I was stunned to find Hattie write in positive terms about ‘direct instruction’. This sounded like the kind of teaching I often used but felt guilty about. Everyone in education knows you are supposed to do lots of group work and ‘facilitate’ activities where students find things out for themselves and can exercise choice. This is what the research said, right? Not according to Hattie.

In his discussion, Hattie referenced a paper that I found was freely available online. The paper was, “Why Minimal Guidance During Instruction Does Not Work,” by Kirschner, Sweller and Clark (2006). If you read nothing else, you should read this paper in order to understand much of the thinking that informs this blog. I was blown away.

I didn’t realise it at the time but this is a seminal paper. It led to three direct rebuttals, a conference and a book.

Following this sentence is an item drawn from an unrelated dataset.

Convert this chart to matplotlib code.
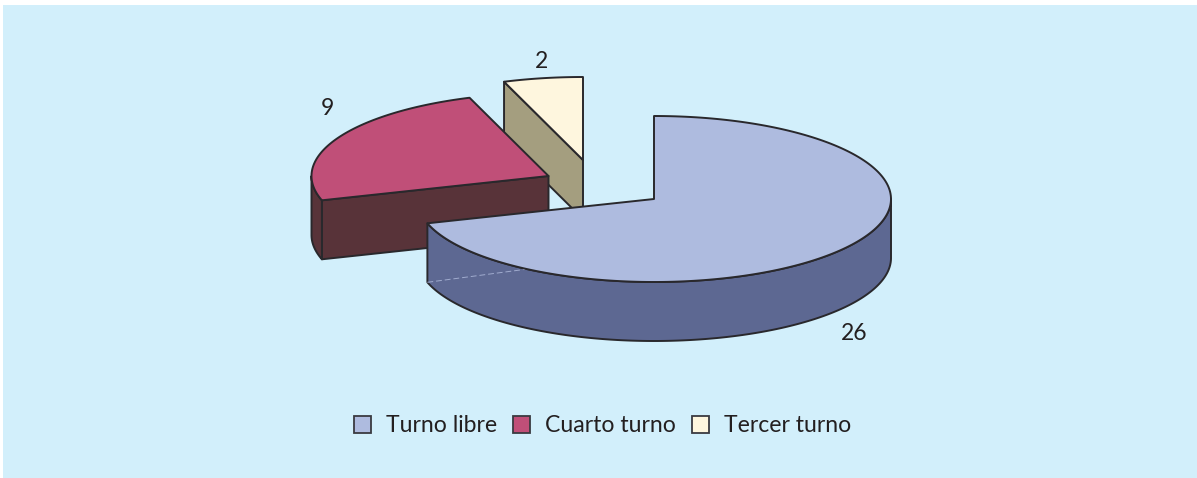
import numpy as np
import matplotlib
matplotlib.use("Agg")
import matplotlib.pyplot as plt
from matplotlib.patches import Polygon, Rectangle

# data
labels = ["Turno libre", "Cuarto turno", "Tercer turno"]
values = [26, 9, 2]

# colours
top_colors = ["#AEBBDF", "#C04F78", "#FEF6DE"]
side_colors = ["#5D6892", "#583339", "#A49E7F"]
edge = "#29282C"
panel = "#D2EFFB"

# geometry in image pixels
rx, ry, depth = 237, 83, 59
apex = [(654, 199), (548.5, 176), (583, 160)]
value_pos = [(854, 334), (327, 108), (541, 61)]


def rim(c, t0, t1, drop=0):
    # points on the ellipse, angles clockwise from 12 o'clock
    t = np.radians(np.linspace(t0, t1, 200))
    return np.column_stack([c[0] + rx * np.sin(t), c[1] - ry * np.cos(t) + drop])


def add_poly(ax, pts, color, z):
    ax.add_patch(Polygon(pts, closed=True, facecolor=color, edgecolor=edge,
                         linewidth=1.4, joinstyle="round", zorder=z))


fig = plt.figure(figsize=(11.97, 4.78), dpi=100, facecolor="white")
ax = fig.add_axes([0, 0, 1, 1])
ax.set_xlim(0, 1197)
ax.set_ylim(478, 0)
ax.axis("off")
ax.add_patch(Rectangle((3, 5), 1194, 473, facecolor=panel, edgecolor="none", zorder=0))

plt.rcParams["font.family"] = ["Lato", "DejaVu Sans"]

# cumulative angles
ends = np.cumsum(values) / np.sum(values) * 360
starts = np.concatenate([[0], ends[:-1]])

# draw back to front: third slice, second, then the big one
for i in [2, 1, 0]:
    c = apex[i]
    t0, t1 = starts[i], ends[i]
    z = 10 + (2 - i) * 3

    if i == 0:
        # outer wall, front half only
        top = rim(c, 90, t1)
        bottom = rim(c, 90, t1, depth)
        add_poly(ax, np.vstack([top, bottom[::-1]]), side_colors[i], z)
        # faint seam on the wall
        a = rim(c, t1, t1 + 1e-6, depth)[0]
        ax.plot([a[0], a[0] + 98], [a[1], a[1] - 13], color="#A0ABCE", lw=0.7,
                ls=(0, (6, 3)), zorder=z + 0.5)
    else:
        # radial face towards the viewer
        a = rim(c, t0, t0 + 1e-6)[0]
        face = [c, a, (a[0], a[1] + depth), (c[0], c[1] + depth)]
        add_poly(ax, face, side_colors[i], z)
        if t0 < 270:
            top = rim(c, t0, 270)
            bottom = rim(c, t0, 270, depth)
            add_poly(ax, np.vstack([top, bottom[::-1]]), side_colors[i], z)

    add_poly(ax, np.vstack([[c], rim(c, t0, t1)]), top_colors[i], z + 1)

for v, p in zip(values, value_pos):
    ax.text(p[0], p[1], str(v), fontsize=16.5, color="#231F20", ha="center",
            va="center", zorder=30)

handles = [Rectangle((0, 0), 1, 1, facecolor=col, edgecolor="#3A3A40", linewidth=1.3)
           for col in top_colors]
ax.legend(handles, labels, loc="center", bbox_to_anchor=(602.5 / 1197, 1 - 426 / 478),
          ncol=3, frameon=False, fontsize=16.6, labelcolor="#231F20",
          handlelength=0.74, handleheight=0.74, handletextpad=0.65,
          columnspacing=0.7, borderpad=0)

fig.savefig("out.png", dpi=100)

The rebuttals are particularly interesting. Two of them (here and here) basically accept the Kirschner et al argument about cognitive architecture but plead that particular approaches to Problem-Based or Inquiry Learning are highly structured and guided. This is a debatable point and prompts the question: if more guidance makes minimally guided approaches more effective then why not use a fully guided approach? Won’t that be still more effective?

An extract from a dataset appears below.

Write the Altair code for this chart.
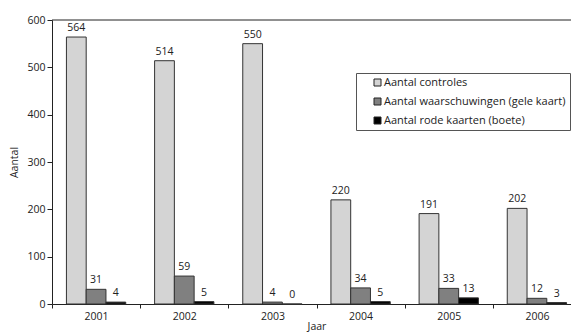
import altair as alt
import pandas as pd

# Yearly counts of checks, warnings (yellow card) and fines (red card)
jaren = ["2001", "2002", "2003", "2004", "2005", "2006"]
series = [
    "Aantal controles",
    "Aantal waarschuwingen (gele kaart)",
    "Aantal rode kaarten (boete)",
]
controles = [564, 514, 550, 220, 191, 202]
waarschuwingen = [31, 59, 4, 34, 33, 12]
rode_kaarten = [4, 5, 0, 5, 13, 3]
kleuren = ["#d4d4d4", "#808080", "#000000"]

rows = []
for i, jaar in enumerate(jaren):
    for naam, waarden in zip(series, [controles, waarschuwingen, rode_kaarten]):
        rows.append({"jaar": jaar, "serie": naam, "waarde": waarden[i]})
df = pd.DataFrame(rows)

FONT = "Open Sans"
TXT = "#222222"

x_enc = alt.X(
    "jaar:N",
    sort=jaren,
    scale=alt.Scale(range=[0, 529], paddingInner=0, paddingOuter=0),
    axis=alt.Axis(
        title="Jaar",
        labelAngle=0,
        tickBand="extent",
        tickSize=4,
        labelPadding=3,
        titlePadding=0,
        domainColor="#222222",
        tickColor="#222222",
        labelColor=TXT,
        titleColor=TXT,
        labelFontSize=10.5,
        titleFontSize=10.5,
        titleFontWeight="normal",
    ),
)
xoff_enc = alt.XOffset(
    "serie:N", sort=series, scale=alt.Scale(paddingInner=0, paddingOuter=0.73)
)
y_enc = alt.Y(
    "waarde:Q",
    scale=alt.Scale(domain=[0, 600]),
    axis=alt.Axis(
        title="Aantal",
        values=[0, 100, 200, 300, 400, 500, 600],
        grid=False,
        tickSize=5,
        labelPadding=2,
        titlePadding=7,
        domainColor="#222222",
        tickColor="#222222",
        labelColor=TXT,
        titleColor=TXT,
        labelFontSize=10.5,
        titleFontSize=10.5,
        titleFontWeight="normal",
    ),
)

bars = alt.Chart(df).mark_bar(stroke="#333333", strokeWidth=1).encode(
    x=x_enc,
    xOffset=xoff_enc,
    y=y_enc,
    color=alt.Color(
        "serie:N",
        sort=series,
        scale=alt.Scale(domain=series, range=kleuren),
        legend=alt.Legend(
            title=None,
            orient="none",
            legendX=304,
            legendY=53,
            symbolType="square",
            symbolSize=49,
            symbolStrokeColor="#222222",
            symbolStrokeWidth=1,
            symbolOffset=12,
            labelOffset=1,
            labelLimit=400,
            labelFontSize=11,
            labelColor=TXT,
            labelFont=FONT,
            rowPadding=7,
            padding=4,
            strokeColor="#555555",
            fillColor="white",
        ),
    ),
)

labels = alt.Chart(df).mark_text(
    baseline="bottom", dy=-4, fontSize=10.5, color=TXT, font=FONT
).encode(
    x=alt.X("jaar:N", sort=jaren),
    xOffset=alt.XOffset("serie:N", sort=series),
    y="waarde:Q",
    text="waarde:Q",
)

top_line = alt.Chart(pd.DataFrame({"a": [0]})).mark_rule(
    color="#222222", strokeWidth=1
).encode(x=alt.value(0), x2=alt.value(529), y=alt.value(0))

chart = (
    alt.layer(bars, labels, top_line)
    .properties(
        width=518,
        height=284,
        autosize=alt.AutoSizeParams(type="none"),
        padding={"left": 52, "top": 20, "right": 1, "bottom": 30},
    )
    .configure(font=FONT)
    .configure_view(stroke=None)
)

chart.save("out.html", embed_options={"renderer": "svg", "actions": False})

It is an argument that plays out again in the book and one that offers little comfort to proponents of open-ended problem solving in high school maths classes.

The third rebuttal suggests that we are asking the wrong question and it is a highly recommended read. I won’t critique it here because Kirschner, Sweller and Clark do a good job in their response.

This was the start of a journey for me. John Sweller is, in my view, a great unsung hero of education. You can read a profile of his work here. I sought him out and now he and Slava Kalyuga – known for the ‘expertise reversal effect’ – are my PhD supervisors.

It’s been a great journey so far. Perhaps reading these papers could start you on a journey of your own.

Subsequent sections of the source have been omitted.